Data extract:
────
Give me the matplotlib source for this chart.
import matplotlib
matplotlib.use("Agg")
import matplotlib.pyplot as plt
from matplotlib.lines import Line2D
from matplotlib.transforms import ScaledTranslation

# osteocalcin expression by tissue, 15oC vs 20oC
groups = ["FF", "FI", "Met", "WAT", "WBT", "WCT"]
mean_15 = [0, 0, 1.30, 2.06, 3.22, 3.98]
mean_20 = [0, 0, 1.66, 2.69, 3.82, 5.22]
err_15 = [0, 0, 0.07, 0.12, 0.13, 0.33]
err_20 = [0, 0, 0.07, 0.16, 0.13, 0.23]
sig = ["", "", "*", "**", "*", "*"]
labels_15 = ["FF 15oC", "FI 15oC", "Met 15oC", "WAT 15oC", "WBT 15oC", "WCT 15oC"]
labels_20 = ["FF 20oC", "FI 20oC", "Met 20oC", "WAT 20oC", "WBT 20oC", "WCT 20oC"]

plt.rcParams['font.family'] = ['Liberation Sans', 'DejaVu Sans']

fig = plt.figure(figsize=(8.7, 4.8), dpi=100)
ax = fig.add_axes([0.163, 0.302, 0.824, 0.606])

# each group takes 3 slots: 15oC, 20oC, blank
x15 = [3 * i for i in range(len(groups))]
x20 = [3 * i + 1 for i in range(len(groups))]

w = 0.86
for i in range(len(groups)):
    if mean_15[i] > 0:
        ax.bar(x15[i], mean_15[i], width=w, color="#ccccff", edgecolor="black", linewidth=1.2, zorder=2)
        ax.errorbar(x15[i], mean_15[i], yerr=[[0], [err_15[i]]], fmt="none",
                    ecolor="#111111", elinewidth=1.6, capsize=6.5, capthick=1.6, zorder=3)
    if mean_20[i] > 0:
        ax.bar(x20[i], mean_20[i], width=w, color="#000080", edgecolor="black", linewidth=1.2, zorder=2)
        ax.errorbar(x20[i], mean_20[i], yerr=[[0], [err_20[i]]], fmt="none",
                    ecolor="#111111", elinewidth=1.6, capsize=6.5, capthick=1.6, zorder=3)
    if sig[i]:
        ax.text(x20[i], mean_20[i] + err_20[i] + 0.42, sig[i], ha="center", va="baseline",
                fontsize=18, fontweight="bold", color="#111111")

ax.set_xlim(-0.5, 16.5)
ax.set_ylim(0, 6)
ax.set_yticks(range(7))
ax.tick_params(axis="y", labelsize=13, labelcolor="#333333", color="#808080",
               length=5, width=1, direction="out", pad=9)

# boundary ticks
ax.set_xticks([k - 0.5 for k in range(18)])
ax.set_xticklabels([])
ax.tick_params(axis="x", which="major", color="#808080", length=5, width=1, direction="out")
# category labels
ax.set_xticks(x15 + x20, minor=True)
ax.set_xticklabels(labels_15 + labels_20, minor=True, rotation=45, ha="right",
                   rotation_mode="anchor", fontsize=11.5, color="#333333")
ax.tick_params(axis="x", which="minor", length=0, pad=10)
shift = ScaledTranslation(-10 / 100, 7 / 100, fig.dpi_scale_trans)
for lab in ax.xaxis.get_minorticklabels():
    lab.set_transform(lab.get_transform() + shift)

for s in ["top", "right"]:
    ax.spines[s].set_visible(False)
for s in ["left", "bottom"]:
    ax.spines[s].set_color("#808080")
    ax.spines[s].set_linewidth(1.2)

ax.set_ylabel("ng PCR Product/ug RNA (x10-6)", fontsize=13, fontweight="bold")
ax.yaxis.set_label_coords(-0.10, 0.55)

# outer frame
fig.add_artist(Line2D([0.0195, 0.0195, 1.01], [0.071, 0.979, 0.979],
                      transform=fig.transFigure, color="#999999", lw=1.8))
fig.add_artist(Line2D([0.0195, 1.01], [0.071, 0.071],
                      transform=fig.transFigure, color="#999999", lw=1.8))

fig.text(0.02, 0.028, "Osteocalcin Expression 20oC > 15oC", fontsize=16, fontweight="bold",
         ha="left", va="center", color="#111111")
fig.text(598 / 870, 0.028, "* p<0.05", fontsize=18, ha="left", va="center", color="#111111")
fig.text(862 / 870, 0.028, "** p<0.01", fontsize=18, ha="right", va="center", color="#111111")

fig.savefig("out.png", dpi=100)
────
What to do: The listing above should be transcribed in full, exactly as written.

Written reply:
Give me the matplotlib source for this chart.
import matplotlib
matplotlib.use("Agg")
import matplotlib.pyplot as plt
from matplotlib.lines import Line2D
from matplotlib.transforms import ScaledTranslation

# osteocalcin expression by tissue, 15oC vs 20oC
groups = ["FF", "FI", "Met", "WAT", "WBT", "WCT"]
mean_15 = [0, 0, 1.30, 2.06, 3.22, 3.98]
mean_20 = [0, 0, 1.66, 2.69, 3.82, 5.22]
err_15 = [0, 0, 0.07, 0.12, 0.13, 0.33]
err_20 = [0, 0, 0.07, 0.16, 0.13, 0.23]
sig = ["", "", "*", "**", "*", "*"]
labels_15 = ["FF 15oC", "FI 15oC", "Met 15oC", "WAT 15oC", "WBT 15oC", "WCT 15oC"]
labels_20 = ["FF 20oC", "FI 20oC", "Met 20oC", "WAT 20oC", "WBT 20oC", "WCT 20oC"]

plt.rcParams['font.family'] = ['Liberation Sans', 'DejaVu Sans']

fig = plt.figure(figsize=(8.7, 4.8), dpi=100)
ax = fig.add_axes([0.163, 0.302, 0.824, 0.606])

# each group takes 3 slots: 15oC, 20oC, blank
x15 = [3 * i for i in range(len(groups))]
x20 = [3 * i + 1 for i in range(len(groups))]

w = 0.86
for i in range(len(groups)):
    if mean_15[i] > 0:
        ax.bar(x15[i], mean_15[i], width=w, color="#ccccff", edgecolor="black", linewidth=1.2, zorder=2)
        ax.errorbar(x15[i], mean_15[i], yerr=[[0], [err_15[i]]], fmt="none",
                    ecolor="#111111", elinewidth=1.6, capsize=6.5, capthick=1.6, zorder=3)
    if mean_20[i] > 0:
        ax.bar(x20[i], mean_20[i], width=w, color="#000080", edgecolor="black", linewidth=1.2, zorder=2)
        ax.errorbar(x20[i], mean_20[i], yerr=[[0], [err_20[i]]], fmt="none",
                    ecolor="#111111", elinewidth=1.6, capsize=6.5, capthick=1.6, zorder=3)
    if sig[i]:
        ax.text(x20[i], mean_20[i] + err_20[i] + 0.42, sig[i], ha="center", va="baseline",
                fontsize=18, fontweight="bold", color="#111111")

ax.set_xlim(-0.5, 16.5)
ax.set_ylim(0, 6)
ax.set_yticks(range(7))
ax.tick_params(axis="y", labelsize=13, labelcolor="#333333", color="#808080",
               length=5, width=1, direction="out", pad=9)

# boundary ticks
ax.set_xticks([k - 0.5 for k in range(18)])
ax.set_xticklabels([])
ax.tick_params(axis="x", which="major", color="#808080", length=5, width=1, direction="out")
# category labels
ax.set_xticks(x15 + x20, minor=True)
ax.set_xticklabels(labels_15 + labels_20, minor=True, rotation=45, ha="right",
                   rotation_mode="anchor", fontsize=11.5, color="#333333")
ax.tick_params(axis="x", which="minor", length=0, pad=10)
shift = ScaledTranslation(-10 / 100, 7 / 100, fig.dpi_scale_trans)
for lab in ax.xaxis.get_minorticklabels():
    lab.set_transform(lab.get_transform() + shift)

for s in ["top", "right"]:
    ax.spines[s].set_visible(False)
for s in ["left", "bottom"]:
    ax.spines[s].set_color("#808080")
    ax.spines[s].set_linewidth(1.2)

ax.set_ylabel("ng PCR Product/ug RNA (x10-6)", fontsize=13, fontweight="bold")
ax.yaxis.set_label_coords(-0.10, 0.55)

# outer frame
fig.add_artist(Line2D([0.0195, 0.0195, 1.01], [0.071, 0.979, 0.979],
                      transform=fig.transFigure, color="#999999", lw=1.8))
fig.add_artist(Line2D([0.0195, 1.01], [0.071, 0.071],
                      transform=fig.transFigure, color="#999999", lw=1.8))

fig.text(0.02, 0.028, "Osteocalcin Expression 20oC > 15oC", fontsize=16, fontweight="bold",
         ha="left", va="center", color="#111111")
fig.text(598 / 870, 0.028, "* p<0.05", fontsize=18, ha="left", va="center", color="#111111")
fig.text(862 / 870, 0.028, "** p<0.01", fontsize=18, ha="right", va="center", color="#111111")

fig.savefig("out.png", dpi=100)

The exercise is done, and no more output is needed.